Set task
The listing below begins with the first line you should copy; stop after the line containing "(title) at (1.24,13.9)", and drop every picture.

Provided material
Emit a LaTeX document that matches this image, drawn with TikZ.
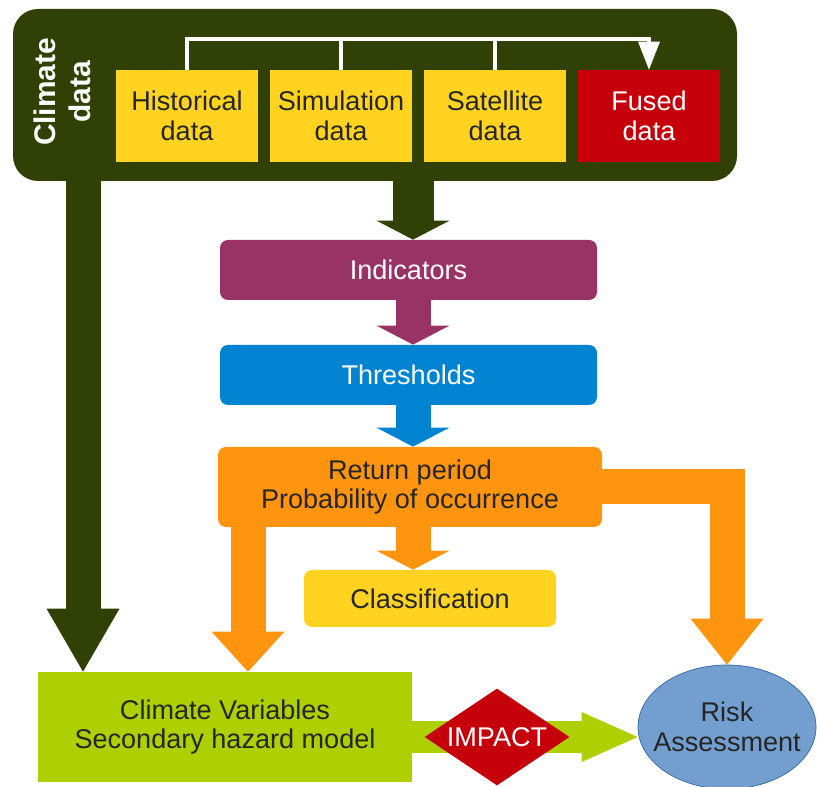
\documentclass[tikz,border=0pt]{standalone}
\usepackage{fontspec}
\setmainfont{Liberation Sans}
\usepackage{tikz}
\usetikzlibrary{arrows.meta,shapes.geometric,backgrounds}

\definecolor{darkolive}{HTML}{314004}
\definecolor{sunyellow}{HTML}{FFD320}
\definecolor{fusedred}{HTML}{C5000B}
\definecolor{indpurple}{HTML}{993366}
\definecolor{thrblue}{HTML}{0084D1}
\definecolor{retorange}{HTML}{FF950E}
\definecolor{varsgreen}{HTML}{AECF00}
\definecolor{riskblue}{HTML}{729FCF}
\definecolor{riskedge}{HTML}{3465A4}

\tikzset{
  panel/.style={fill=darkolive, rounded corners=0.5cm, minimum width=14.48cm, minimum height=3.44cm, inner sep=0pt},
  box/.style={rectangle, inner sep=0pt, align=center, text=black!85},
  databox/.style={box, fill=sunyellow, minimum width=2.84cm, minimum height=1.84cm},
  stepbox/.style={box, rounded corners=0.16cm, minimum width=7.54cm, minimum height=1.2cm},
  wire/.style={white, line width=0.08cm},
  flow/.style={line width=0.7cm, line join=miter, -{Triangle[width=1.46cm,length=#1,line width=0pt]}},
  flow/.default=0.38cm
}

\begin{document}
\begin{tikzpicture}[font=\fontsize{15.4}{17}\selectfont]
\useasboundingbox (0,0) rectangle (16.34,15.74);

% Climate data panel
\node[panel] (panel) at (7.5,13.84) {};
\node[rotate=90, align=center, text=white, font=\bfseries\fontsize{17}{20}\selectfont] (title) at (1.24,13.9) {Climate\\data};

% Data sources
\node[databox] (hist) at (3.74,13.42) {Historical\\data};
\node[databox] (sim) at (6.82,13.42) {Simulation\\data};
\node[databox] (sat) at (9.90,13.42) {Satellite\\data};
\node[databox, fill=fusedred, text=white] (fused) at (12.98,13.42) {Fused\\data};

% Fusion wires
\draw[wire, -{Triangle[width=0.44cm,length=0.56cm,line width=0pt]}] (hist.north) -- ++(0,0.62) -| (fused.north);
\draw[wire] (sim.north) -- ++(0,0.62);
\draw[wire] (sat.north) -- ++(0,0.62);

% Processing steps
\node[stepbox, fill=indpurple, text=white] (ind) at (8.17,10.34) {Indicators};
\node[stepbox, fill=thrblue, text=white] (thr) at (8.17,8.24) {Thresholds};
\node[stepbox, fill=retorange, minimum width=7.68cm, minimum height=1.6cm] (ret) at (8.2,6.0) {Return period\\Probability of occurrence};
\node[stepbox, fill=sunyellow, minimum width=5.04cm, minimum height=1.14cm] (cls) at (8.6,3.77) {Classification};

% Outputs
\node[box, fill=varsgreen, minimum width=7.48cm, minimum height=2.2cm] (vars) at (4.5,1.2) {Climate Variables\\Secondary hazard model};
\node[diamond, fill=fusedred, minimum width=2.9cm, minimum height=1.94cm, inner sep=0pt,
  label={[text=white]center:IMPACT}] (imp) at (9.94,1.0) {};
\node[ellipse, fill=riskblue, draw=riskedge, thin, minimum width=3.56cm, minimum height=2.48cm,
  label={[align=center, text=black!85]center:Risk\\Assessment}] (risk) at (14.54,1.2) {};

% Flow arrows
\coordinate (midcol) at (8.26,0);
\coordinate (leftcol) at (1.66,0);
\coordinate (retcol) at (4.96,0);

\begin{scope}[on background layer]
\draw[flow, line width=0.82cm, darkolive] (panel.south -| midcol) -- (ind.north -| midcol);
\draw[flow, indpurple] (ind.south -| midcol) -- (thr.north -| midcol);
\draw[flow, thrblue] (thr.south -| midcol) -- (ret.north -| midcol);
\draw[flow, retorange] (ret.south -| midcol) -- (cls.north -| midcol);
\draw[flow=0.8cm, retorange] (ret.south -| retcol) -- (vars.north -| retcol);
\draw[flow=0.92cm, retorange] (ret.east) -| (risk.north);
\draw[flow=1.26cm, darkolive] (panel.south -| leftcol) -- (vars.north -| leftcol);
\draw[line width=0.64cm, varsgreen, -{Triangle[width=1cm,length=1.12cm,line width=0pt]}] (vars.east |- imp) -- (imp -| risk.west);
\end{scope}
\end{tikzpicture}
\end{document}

Expected answer
Emit a LaTeX document that matches this image, drawn with TikZ.
\documentclass[tikz,border=0pt]{standalone}
\usepackage{fontspec}
\setmainfont{Liberation Sans}
\usepackage{tikz}
\usetikzlibrary{arrows.meta,shapes.geometric,backgrounds}

\definecolor{darkolive}{HTML}{314004}
\definecolor{sunyellow}{HTML}{FFD320}
\definecolor{fusedred}{HTML}{C5000B}
\definecolor{indpurple}{HTML}{993366}
\definecolor{thrblue}{HTML}{0084D1}
\definecolor{retorange}{HTML}{FF950E}
\definecolor{varsgreen}{HTML}{AECF00}
\definecolor{riskblue}{HTML}{729FCF}
\definecolor{riskedge}{HTML}{3465A4}

\tikzset{
  panel/.style={fill=darkolive, rounded corners=0.5cm, minimum width=14.48cm, minimum height=3.44cm, inner sep=0pt},
  box/.style={rectangle, inner sep=0pt, align=center, text=black!85},
  databox/.style={box, fill=sunyellow, minimum width=2.84cm, minimum height=1.84cm},
  stepbox/.style={box, rounded corners=0.16cm, minimum width=7.54cm, minimum height=1.2cm},
  wire/.style={white, line width=0.08cm},
  flow/.style={line width=0.7cm, line join=miter, -{Triangle[width=1.46cm,length=#1,line width=0pt]}},
  flow/.default=0.38cm
}

\begin{document}
\begin{tikzpicture}[font=\fontsize{15.4}{17}\selectfont]
\useasboundingbox (0,0) rectangle (16.34,15.74);

% Climate data panel
\node[panel] (panel) at (7.5,13.84) {};
\node[rotate=90, align=center, text=white, font=\bfseries\fontsize{17}{20}\selectfont] (title) at (1.24,13.9) {Climate\\data};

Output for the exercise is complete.